Ha sido una noche dura. Apenas tres horas de sueños interrumpidos por unos lloros que reclaman comida. Y lo peor es que no es la primera noche ni será la última. Es lo que tiene ser padre primerizo, cuesta adaptarse a esa pequeña criatura que de repente se ha establecido en tu hogar cambiandotelo todo.
Aprovecho este pequeño oasis temporal de tranquilidad, mientras su mamá le acompaña en una siesta necesaria para ambas, para escribir sobre esta experiencia.
Hoy cumple doce días. En este tiempo se han sucedido momentos de gran estrés con otros de completa relajación, de sentirse tan colmado que las lágrimas te llenan los ojos sin saber la razón.

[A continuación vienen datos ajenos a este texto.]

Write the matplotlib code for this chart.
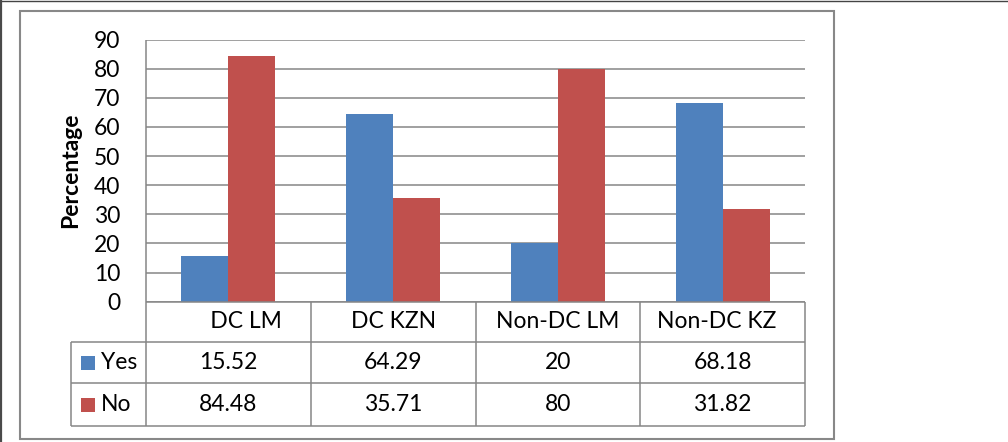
import matplotlib
matplotlib.use("Agg")
import matplotlib.pyplot as plt
from matplotlib.lines import Line2D
from matplotlib.patches import Rectangle
import matplotlib.transforms as mtransforms

# ---- data ----
categories = ["      DC LM", "DC KZN", "Non-DC LM", "Non-DC KZ  "]
series_names = ["Yes", "No"]
yes_values = [15.52, 64.29, 20, 68.18]
no_values = [84.48, 35.71, 80, 31.82]
yes_labels = ["15.52", "64.29", "20", "68.18"]
no_labels = ["84.48", "35.71", "80", "31.82"]
y_ticks = [0, 10, 20, 30, 40, 50, 60, 70, 80, 90]
y_label = "Percentage"

# ---- style ----
W, H, DPI = 1008, 442, 100
BLUE = "#4F81BD"
RED = "#C0504D"
GRID = "#868686"
FONT = "Lato"
FS = 16.5

plt.rcParams["font.family"] = [FONT, "DejaVu Sans"]


def fx(px):
    return px / W


def fy(py):
    return 1 - py / H


fig = plt.figure(figsize=(W / DPI, H / DPI), dpi=DPI)
fig.patch.set_facecolor("white")

# plot area (pixel geometry)
left_px, right_px, top_px, bot_px = 146, 805, 39.5, 301.7
ax = fig.add_axes([fx(left_px), fy(bot_px), fx(right_px - left_px),
                   (bot_px - top_px) / H])
ax.set_facecolor("white")

n = len(categories)
xs = list(range(n))
bw = 0.285
ax.bar([x - bw / 2 for x in xs], yes_values, width=bw, color=BLUE,
       linewidth=0, zorder=3)
ax.bar([x + bw / 2 for x in xs], no_values, width=bw, color=RED,
       linewidth=0, zorder=3)

ax.set_xlim(-0.5, n - 0.5)
ax.set_ylim(0, 90)
ax.set_yticks(y_ticks)
ax.set_yticklabels([str(t) for t in y_ticks], fontsize=FS, color="black")
# tick label pad: 26 px expressed in points
ax.tick_params(axis="y", length=0, pad=26 * 72 / DPI)
ax.set_xticks([])
for s in ax.spines.values():
    s.set_visible(False)
ax.yaxis.grid(True, color=GRID, linewidth=1.1)
ax.set_axisbelow(True)

# y-axis title
fig.text(fx(71), fy(170.6), y_label, rotation=90, ha="center", va="center",
         fontsize=FS, fontweight="bold")

# ---- data table beneath the plot ----
row_y = [bot_px, 341.7, 383.3, 425.7]
table_left = 71
lkw = dict(color=GRID, linewidth=1.1, solid_capstyle="butt")
blend = mtransforms.blended_transform_factory(ax.transData, fig.transFigure)

# horizontal rules
for i, yy in enumerate(row_y):
    x0 = left_px if i == 0 else table_left
    fig.add_artist(Line2D([fx(x0), fx(right_px)], [fy(yy), fy(yy)], **lkw))
# left border of the legend column and the plot's left edge
fig.add_artist(Line2D([fx(table_left)] * 2, [fy(row_y[1]), fy(row_y[3])], **lkw))
fig.add_artist(Line2D([fx(left_px)] * 2, [fy(top_px), fy(row_y[3])], **lkw))
fig.add_artist(Line2D([fx(right_px)] * 2, [fy(row_y[0]), fy(row_y[3])], **lkw))
# category separators
for k in range(1, n):
    fig.add_artist(Line2D([k - 0.5, k - 0.5], [fy(row_y[0]), fy(row_y[3])],
                          transform=blend, **lkw))

# header and cell text
hdr_y = fy((row_y[0] + row_y[1]) / 2)
yes_y = fy((row_y[1] + row_y[2]) / 2)
no_y = fy((row_y[2] + row_y[3]) / 2)
for k in range(n):
    fig.text(k, hdr_y, categories[k], transform=blend, ha="center",
             va="center", fontsize=FS)
    fig.text(k, yes_y, yes_labels[k], transform=blend, ha="center",
             va="center", fontsize=FS)
    fig.text(k, no_y, no_labels[k], transform=blend, ha="center",
             va="center", fontsize=FS)

# legend keys in the first column
for yc, name, col in [(yes_y, series_names[0], BLUE), (no_y, series_names[1], RED)]:
    sq = 14
    fig.add_artist(Rectangle((fx(81), yc - sq / 2 / H), sq / W, sq / H,
                             transform=fig.transFigure, color=col, lw=0))
    fig.text(fx(101), yc, name, ha="left", va="center", fontsize=FS)

# chart area border
fig.add_artist(Rectangle((fx(20), fy(438.5)), fx(834 - 20), (438.5 - 11) / H,
                         transform=fig.transFigure, fill=False,
                         edgecolor="#888888", linewidth=1.5))
# outer frame (top and left edges)
fig.add_artist(Line2D([0, 1], [fy(0.5), fy(0.5)], color="#444444", linewidth=1.0))
fig.add_artist(Line2D([fx(1), fx(1)], [0, 1], color="#4a4a4a", linewidth=1.6))

fig.savefig("out.png", dpi=DPI, facecolor="white")
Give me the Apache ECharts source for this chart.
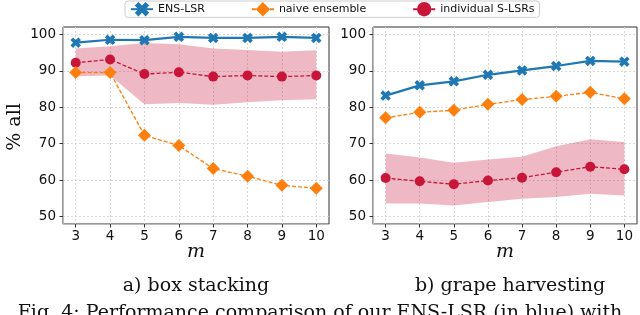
<!DOCTYPE html>
<html>
<head>
<meta charset="utf-8">
<script src="https://cdn.jsdelivr.net/npm/echarts@6/dist/echarts.min.js"></script>
<style>html,body{margin:0;padding:0;background:#fff}#c{width:640px;height:315px}</style>
</head>
<body>
<div id="c"></div>
<script>
// ---- data ----
const mValues = [3, 4, 5, 6, 7, 8, 9, 10];
const yTicks = [50, 60, 70, 80, 90, 100];

// a) box stacking
const boxEns = [97.7, 98.5, 98.4, 99.3, 99.0, 99.0, 99.3, 99.0];
const boxNaive = [89.5, 89.5, 72.3, 69.5, 63.2, 61.1, 58.6, 57.8];
const boxIndiv = [92.2, 93.1, 89.1, 89.6, 88.4, 88.7, 88.4, 88.7];
const boxIndivHi = [96.1, 96.7, 97.6, 97.3, 96.1, 95.7, 95.2, 95.6];
const boxIndivLo = [88.5, 88.7, 80.8, 81.2, 80.7, 81.4, 81.9, 82.2];

// b) grape harvesting
const grapeEns = [83.2, 86.0, 87.1, 88.9, 90.1, 91.3, 92.7, 92.5];
const grapeNaive = [77.1, 78.6, 79.2, 80.8, 82.1, 83.0, 84.1, 82.3];
const grapeIndiv = [60.6, 59.7, 58.9, 59.9, 60.7, 62.2, 63.7, 63.0];
const grapeIndivHi = [67.3, 66.2, 64.8, 65.7, 66.4, 69.3, 71.2, 70.5];
const grapeIndivLo = [53.6, 53.6, 53.1, 54.0, 54.9, 55.4, 56.3, 55.8];

const names = ['ENS-LSR', 'naive ensemble', 'individual S-LSRs'];
const captions = ['a) box stacking', 'b) grape harvesting'];
const figCaption = 'Fig. 4: Performance comparison of our ENS-LSR (in blue) with';

// ---- styling ----
const BLUE = '#1f77b4', ORANGE = '#ff7f0e', RED = '#c8163a';
const BAND = 'rgba(200,22,58,0.3)';
const XPATH = 'path://M0,2.5 L2.5,0 L5,2.5 L7.5,0 L10,2.5 L7.5,5 L10,7.5 L7.5,10 L5,7.5 L2.5,10 L0,7.5 L2.5,5 Z';
const tickFont = {fontFamily: 'DejaVu Sans', fontSize: 13.5, color: '#111'};
const gridLine = {show: true, lineStyle: {color: '#d0d0d0', type: [2, 2], width: 0.8}};

const chart = echarts.init(document.getElementById('c'), null, {renderer: 'canvas'});

const grids = [
  {left: 63, right: 311, top: 27, bottom: 91},
  {left: 373, right: 3, top: 27, bottom: 91}
];

function xAxis(i) {
  return {
    type: 'value', gridIndex: i, min: 2.63, max: 10.37,
    axisLine: {show: true, onZero: false, lineStyle: {color: '#bbb', width: 1}},
    axisTick: {show: true, length: 3.5, customValues: mValues, lineStyle: {color: '#333'}},
    axisLabel: Object.assign({customValues: mValues, margin: 5}, tickFont),
    splitLine: gridLine
  };
}
function yAxis(i) {
  return {
    type: 'value', gridIndex: i, min: 48, max: 102,
    axisLine: {show: true, onZero: false, lineStyle: {color: '#bbb', width: 1}},
    axisTick: {show: true, length: 3.5, customValues: yTicks, lineStyle: {color: '#333'}},
    axisLabel: Object.assign({customValues: yTicks, margin: 7}, tickFont),
    splitLine: gridLine
  };
}

function band(i, lo, hi) {
  return {
    type: 'custom', xAxisIndex: i, yAxisIndex: i, silent: true, z: 1,
    data: mValues.map((x, k) => [x, lo[k], hi[k]]),
    renderItem: function (params, api) {
      if (params.dataIndex !== 0) return null;
      const pts = [];
      for (let k = 0; k < mValues.length; k++) pts.push(api.coord([mValues[k], hi[k]]));
      for (let k = mValues.length - 1; k >= 0; k--) pts.push(api.coord([mValues[k], lo[k]]));
      return {type: 'polygon', shape: {points: pts}, style: {fill: BAND}};
    }
  };
}

function lines(i, ens, naive, indiv) {
  const xy = arr => mValues.map((x, k) => [x, arr[k]]);
  return [
    {name: names[2], type: 'line', xAxisIndex: i, yAxisIndex: i, data: xy(indiv), z: 3,
     symbol: 'circle', symbolSize: 10, itemStyle: {color: RED},
     lineStyle: {color: RED, width: 1.3, type: [4, 2]}},
    {name: names[1], type: 'line', xAxisIndex: i, yAxisIndex: i, data: xy(naive), z: 4,
     symbol: 'diamond', symbolSize: 13, itemStyle: {color: ORANGE},
     lineStyle: {color: ORANGE, width: 1.3, type: [4, 2]}},
    {name: names[0], type: 'line', xAxisIndex: i, yAxisIndex: i, data: xy(ens), z: 5,
     symbol: XPATH, symbolSize: 10.5, itemStyle: {color: BLUE},
     lineStyle: {color: BLUE, width: 2.2}}
  ];
}

const serif = 'DejaVu Serif';
const option = {
  animation: false,
  backgroundColor: '#fff',
  grid: grids.map(g => Object.assign({show: true, borderColor: '#333', borderWidth: 1, backgroundColor: 'transparent'}, g)),
  xAxis: [xAxis(0), xAxis(1)],
  yAxis: [yAxis(0), yAxis(1)],
  legend: {
    data: names, left: 125, top: 1, orient: 'horizontal',
    padding: [1, 5], itemGap: 46, itemWidth: 22, itemHeight: 18,
    borderColor: '#ccc', borderWidth: 1, borderRadius: 3, backgroundColor: '#fff',
    textStyle: {fontFamily: 'DejaVu Sans', fontSize: 11, color: '#111'}
  },
  series: [
    band(0, boxIndivLo, boxIndivHi),
    ...lines(0, boxEns, boxNaive, boxIndiv),
    band(1, grapeIndivLo, grapeIndivHi),
    ...lines(1, grapeEns, grapeNaive, grapeIndiv)
  ],
  graphic: [
    {type: 'text', x: 15, y: 127, rotation: Math.PI / 2, style: {text: '% all', font: '19px "' + serif + '"', fill: '#111', align: 'center', verticalAlign: 'middle'}},
    {type: 'text', x: 196, y: 252, style: {text: 'm', font: 'italic 19px "' + serif + '"', fill: '#111', align: 'center', verticalAlign: 'middle'}},
    {type: 'text', x: 505, y: 252, style: {text: 'm', font: 'italic 19px "' + serif + '"', fill: '#111', align: 'center', verticalAlign: 'middle'}},
    {type: 'text', x: 196, y: 286, style: {text: captions[0], font: '19px "' + serif + '"', fill: '#111', align: 'center', verticalAlign: 'middle'}},
    {type: 'text', x: 510, y: 286, style: {text: captions[1], font: '19px "' + serif + '"', fill: '#111', align: 'center', verticalAlign: 'middle'}},
    {type: 'text', x: 320, y: 313, style: {text: figCaption, font: '19px "' + serif + '"', fill: '#111', align: 'center', verticalAlign: 'middle'}}
  ]
};
chart.setOption(option);
</script>
</body>
</html>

Sin ninguna duda el momento más especial fue aquel en el que nos conocimos, cuando la comadrona apareció en aquella sala de esperas solitaria con una cunita. Allí, entre gorrito, arrullo y pelele, estaba ella. Le separé un poco la ropita de la cara y entonces pude ver sus ojos extremadamente abiertos, y una increible sonrisa que le dedicaba al mundo, o quizás a mí. Esa fue la primera vez que me hizo llorar, a saber cuantas más volverá a hacerlo, espero que muchas durante muchos años. Entre sollozos saqué mi móvil y le hice su primera foto, “Bienvenida al mundo, Laia”, le dije con voz entrecortada por la emoción. Ella seguía mirándome, diciéndome con sus ojos casi ciegos “Hola papá”.
Ojalá nunca olvide ese momento, el más feliz de mi vida.